Start Supplied material
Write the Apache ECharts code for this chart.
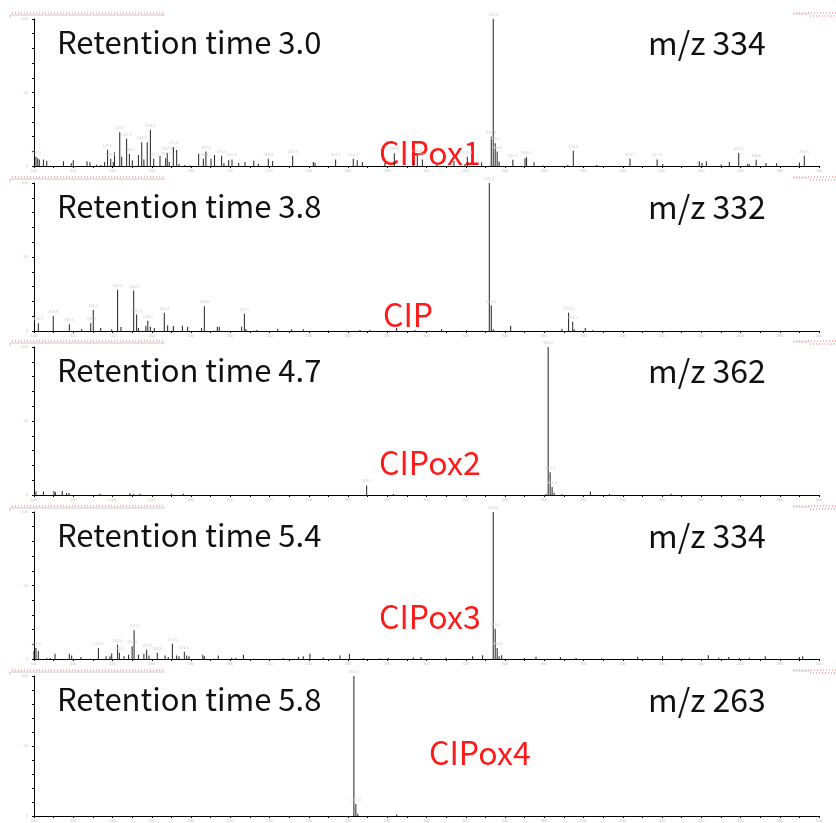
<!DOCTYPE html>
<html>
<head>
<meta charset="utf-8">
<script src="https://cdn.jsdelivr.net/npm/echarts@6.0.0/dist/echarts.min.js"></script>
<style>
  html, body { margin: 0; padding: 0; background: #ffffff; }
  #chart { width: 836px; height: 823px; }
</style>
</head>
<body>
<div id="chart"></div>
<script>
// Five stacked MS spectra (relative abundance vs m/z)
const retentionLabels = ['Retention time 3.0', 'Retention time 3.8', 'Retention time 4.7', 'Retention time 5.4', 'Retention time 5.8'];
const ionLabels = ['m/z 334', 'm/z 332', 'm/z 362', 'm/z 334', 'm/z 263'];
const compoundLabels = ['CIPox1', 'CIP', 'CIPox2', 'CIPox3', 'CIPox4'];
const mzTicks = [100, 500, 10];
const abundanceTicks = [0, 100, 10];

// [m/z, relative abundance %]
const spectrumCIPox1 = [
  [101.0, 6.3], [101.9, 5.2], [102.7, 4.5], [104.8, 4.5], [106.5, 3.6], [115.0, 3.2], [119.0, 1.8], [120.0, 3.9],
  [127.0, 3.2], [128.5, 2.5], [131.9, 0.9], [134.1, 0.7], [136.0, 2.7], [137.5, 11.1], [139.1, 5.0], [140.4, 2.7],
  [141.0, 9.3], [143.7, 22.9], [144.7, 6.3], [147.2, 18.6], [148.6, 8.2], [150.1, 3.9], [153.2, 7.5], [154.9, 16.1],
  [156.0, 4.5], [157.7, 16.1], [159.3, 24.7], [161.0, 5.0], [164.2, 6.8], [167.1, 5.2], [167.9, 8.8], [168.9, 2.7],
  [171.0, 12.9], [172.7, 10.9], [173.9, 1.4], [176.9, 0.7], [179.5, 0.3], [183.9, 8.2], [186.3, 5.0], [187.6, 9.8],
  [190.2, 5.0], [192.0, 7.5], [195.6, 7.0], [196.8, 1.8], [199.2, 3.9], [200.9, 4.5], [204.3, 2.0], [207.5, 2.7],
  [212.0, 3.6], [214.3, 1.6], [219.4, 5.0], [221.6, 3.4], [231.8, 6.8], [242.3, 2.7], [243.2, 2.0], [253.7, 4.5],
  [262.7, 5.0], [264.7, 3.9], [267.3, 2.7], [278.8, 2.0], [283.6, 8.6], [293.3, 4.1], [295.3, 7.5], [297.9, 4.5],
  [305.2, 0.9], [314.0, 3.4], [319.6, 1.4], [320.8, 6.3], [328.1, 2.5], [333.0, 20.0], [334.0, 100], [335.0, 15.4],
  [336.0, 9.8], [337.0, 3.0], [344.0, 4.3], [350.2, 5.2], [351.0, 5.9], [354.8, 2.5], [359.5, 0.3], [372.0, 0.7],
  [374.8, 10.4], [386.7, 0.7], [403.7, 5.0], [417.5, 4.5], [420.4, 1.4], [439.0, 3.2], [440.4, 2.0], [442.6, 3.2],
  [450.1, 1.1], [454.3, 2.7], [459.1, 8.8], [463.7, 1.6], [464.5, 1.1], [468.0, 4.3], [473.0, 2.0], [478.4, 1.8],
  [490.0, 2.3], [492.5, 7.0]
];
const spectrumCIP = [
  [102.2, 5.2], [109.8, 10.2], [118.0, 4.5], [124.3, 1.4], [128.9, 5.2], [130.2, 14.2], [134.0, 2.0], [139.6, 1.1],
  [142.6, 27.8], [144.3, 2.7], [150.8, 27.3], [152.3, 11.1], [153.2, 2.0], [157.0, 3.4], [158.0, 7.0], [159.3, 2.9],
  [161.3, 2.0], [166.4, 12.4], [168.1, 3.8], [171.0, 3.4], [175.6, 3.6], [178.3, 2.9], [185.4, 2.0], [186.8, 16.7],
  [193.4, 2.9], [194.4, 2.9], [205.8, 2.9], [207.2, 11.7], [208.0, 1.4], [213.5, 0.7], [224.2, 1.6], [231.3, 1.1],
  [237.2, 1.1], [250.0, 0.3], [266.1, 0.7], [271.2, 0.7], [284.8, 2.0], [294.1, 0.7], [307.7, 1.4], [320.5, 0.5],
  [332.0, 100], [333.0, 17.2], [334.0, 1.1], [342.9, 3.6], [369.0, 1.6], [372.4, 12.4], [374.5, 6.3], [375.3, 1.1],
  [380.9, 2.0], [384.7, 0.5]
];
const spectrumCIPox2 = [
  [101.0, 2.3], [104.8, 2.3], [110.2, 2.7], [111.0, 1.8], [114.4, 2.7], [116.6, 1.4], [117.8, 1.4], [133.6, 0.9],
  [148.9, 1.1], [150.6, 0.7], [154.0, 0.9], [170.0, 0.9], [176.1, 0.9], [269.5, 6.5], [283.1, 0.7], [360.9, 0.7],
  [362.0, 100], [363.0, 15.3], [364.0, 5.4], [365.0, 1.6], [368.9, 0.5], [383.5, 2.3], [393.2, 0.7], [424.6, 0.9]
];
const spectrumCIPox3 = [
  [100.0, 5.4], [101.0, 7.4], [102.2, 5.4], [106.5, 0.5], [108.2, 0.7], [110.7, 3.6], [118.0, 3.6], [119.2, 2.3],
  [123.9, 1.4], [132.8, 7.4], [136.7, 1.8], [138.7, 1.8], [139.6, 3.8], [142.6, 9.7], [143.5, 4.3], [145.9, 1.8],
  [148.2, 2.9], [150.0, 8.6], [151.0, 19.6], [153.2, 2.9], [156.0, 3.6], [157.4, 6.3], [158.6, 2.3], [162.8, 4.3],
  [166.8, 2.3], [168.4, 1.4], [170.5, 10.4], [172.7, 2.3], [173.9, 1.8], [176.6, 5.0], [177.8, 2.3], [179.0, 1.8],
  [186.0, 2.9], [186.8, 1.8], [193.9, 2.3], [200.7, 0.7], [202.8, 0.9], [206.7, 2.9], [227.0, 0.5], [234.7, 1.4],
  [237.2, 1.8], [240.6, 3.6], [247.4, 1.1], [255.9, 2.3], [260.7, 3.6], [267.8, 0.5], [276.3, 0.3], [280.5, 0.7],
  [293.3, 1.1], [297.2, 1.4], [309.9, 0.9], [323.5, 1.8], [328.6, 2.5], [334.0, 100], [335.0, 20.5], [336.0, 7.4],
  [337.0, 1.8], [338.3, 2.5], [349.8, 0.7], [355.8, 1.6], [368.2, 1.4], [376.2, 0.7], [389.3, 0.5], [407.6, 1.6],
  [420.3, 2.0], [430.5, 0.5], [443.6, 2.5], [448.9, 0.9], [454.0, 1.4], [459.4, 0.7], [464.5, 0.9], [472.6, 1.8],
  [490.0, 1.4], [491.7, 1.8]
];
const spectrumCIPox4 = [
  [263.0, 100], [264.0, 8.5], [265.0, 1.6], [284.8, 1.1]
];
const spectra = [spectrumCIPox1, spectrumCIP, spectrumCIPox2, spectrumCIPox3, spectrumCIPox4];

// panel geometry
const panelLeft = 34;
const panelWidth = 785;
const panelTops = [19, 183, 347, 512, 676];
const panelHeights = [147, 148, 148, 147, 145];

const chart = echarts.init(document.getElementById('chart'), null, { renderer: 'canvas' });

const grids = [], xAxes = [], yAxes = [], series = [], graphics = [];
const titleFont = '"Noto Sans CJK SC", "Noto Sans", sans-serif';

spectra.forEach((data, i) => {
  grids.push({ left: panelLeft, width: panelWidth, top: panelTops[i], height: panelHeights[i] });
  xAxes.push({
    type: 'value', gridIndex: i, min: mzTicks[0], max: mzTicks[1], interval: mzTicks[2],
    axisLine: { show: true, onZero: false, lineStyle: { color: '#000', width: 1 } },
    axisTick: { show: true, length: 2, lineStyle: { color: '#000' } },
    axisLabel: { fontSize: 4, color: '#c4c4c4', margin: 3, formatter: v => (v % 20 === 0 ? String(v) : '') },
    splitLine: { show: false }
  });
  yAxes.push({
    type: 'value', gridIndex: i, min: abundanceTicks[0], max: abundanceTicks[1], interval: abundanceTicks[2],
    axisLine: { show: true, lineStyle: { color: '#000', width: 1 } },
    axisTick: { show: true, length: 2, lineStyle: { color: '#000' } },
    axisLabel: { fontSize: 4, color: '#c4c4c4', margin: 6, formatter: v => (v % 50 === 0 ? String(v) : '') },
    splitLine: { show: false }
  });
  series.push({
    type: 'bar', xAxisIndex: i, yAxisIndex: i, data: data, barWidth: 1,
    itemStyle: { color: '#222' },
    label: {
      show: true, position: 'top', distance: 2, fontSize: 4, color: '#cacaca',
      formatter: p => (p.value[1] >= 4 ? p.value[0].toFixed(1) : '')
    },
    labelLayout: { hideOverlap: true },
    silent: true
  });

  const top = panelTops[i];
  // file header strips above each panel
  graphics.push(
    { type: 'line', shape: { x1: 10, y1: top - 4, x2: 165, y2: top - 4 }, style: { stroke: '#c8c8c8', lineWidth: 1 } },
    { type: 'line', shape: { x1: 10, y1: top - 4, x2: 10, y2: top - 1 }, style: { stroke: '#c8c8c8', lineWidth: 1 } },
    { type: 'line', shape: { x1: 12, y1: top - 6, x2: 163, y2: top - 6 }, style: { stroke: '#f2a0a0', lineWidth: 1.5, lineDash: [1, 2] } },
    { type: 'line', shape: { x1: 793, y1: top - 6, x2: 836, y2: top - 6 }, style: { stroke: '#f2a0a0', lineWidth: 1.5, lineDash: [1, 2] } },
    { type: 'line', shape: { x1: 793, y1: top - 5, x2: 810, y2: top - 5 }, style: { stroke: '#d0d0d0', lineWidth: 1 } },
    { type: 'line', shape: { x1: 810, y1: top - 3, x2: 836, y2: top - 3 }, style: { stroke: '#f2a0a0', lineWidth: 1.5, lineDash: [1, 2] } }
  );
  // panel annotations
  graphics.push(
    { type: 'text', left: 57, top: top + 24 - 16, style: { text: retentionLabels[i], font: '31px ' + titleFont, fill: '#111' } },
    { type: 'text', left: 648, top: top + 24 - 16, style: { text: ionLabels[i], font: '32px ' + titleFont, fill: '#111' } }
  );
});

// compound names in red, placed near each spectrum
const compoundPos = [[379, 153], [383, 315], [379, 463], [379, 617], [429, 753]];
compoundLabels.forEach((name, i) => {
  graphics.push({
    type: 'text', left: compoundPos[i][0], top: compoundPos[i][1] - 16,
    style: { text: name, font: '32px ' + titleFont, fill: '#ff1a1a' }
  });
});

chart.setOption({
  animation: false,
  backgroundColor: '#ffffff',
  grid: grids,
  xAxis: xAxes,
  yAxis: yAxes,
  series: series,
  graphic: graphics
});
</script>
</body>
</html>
End Supplied material
## Exercise brief:
Repeat the listing above up to and including the line with "const abundanceTicks = [0, 100, 10];", starting from its first line. Drop any pictures.

## Completed exercise:
Write the Apache ECharts code for this chart.
<!DOCTYPE html>
<html>
<head>
<meta charset="utf-8">
<script src="https://cdn.jsdelivr.net/npm/echarts@6.0.0/dist/echarts.min.js"></script>
<style>
  html, body { margin: 0; padding: 0; background: #ffffff; }
  #chart { width: 836px; height: 823px; }
</style>
</head>
<body>
<div id="chart"></div>
<script>
// Five stacked MS spectra (relative abundance vs m/z)
const retentionLabels = ['Retention time 3.0', 'Retention time 3.8', 'Retention time 4.7', 'Retention time 5.4', 'Retention time 5.8'];
const ionLabels = ['m/z 334', 'm/z 332', 'm/z 362', 'm/z 334', 'm/z 263'];
const compoundLabels = ['CIPox1', 'CIP', 'CIPox2', 'CIPox3', 'CIPox4'];
const mzTicks = [100, 500, 10];
const abundanceTicks = [0, 100, 10];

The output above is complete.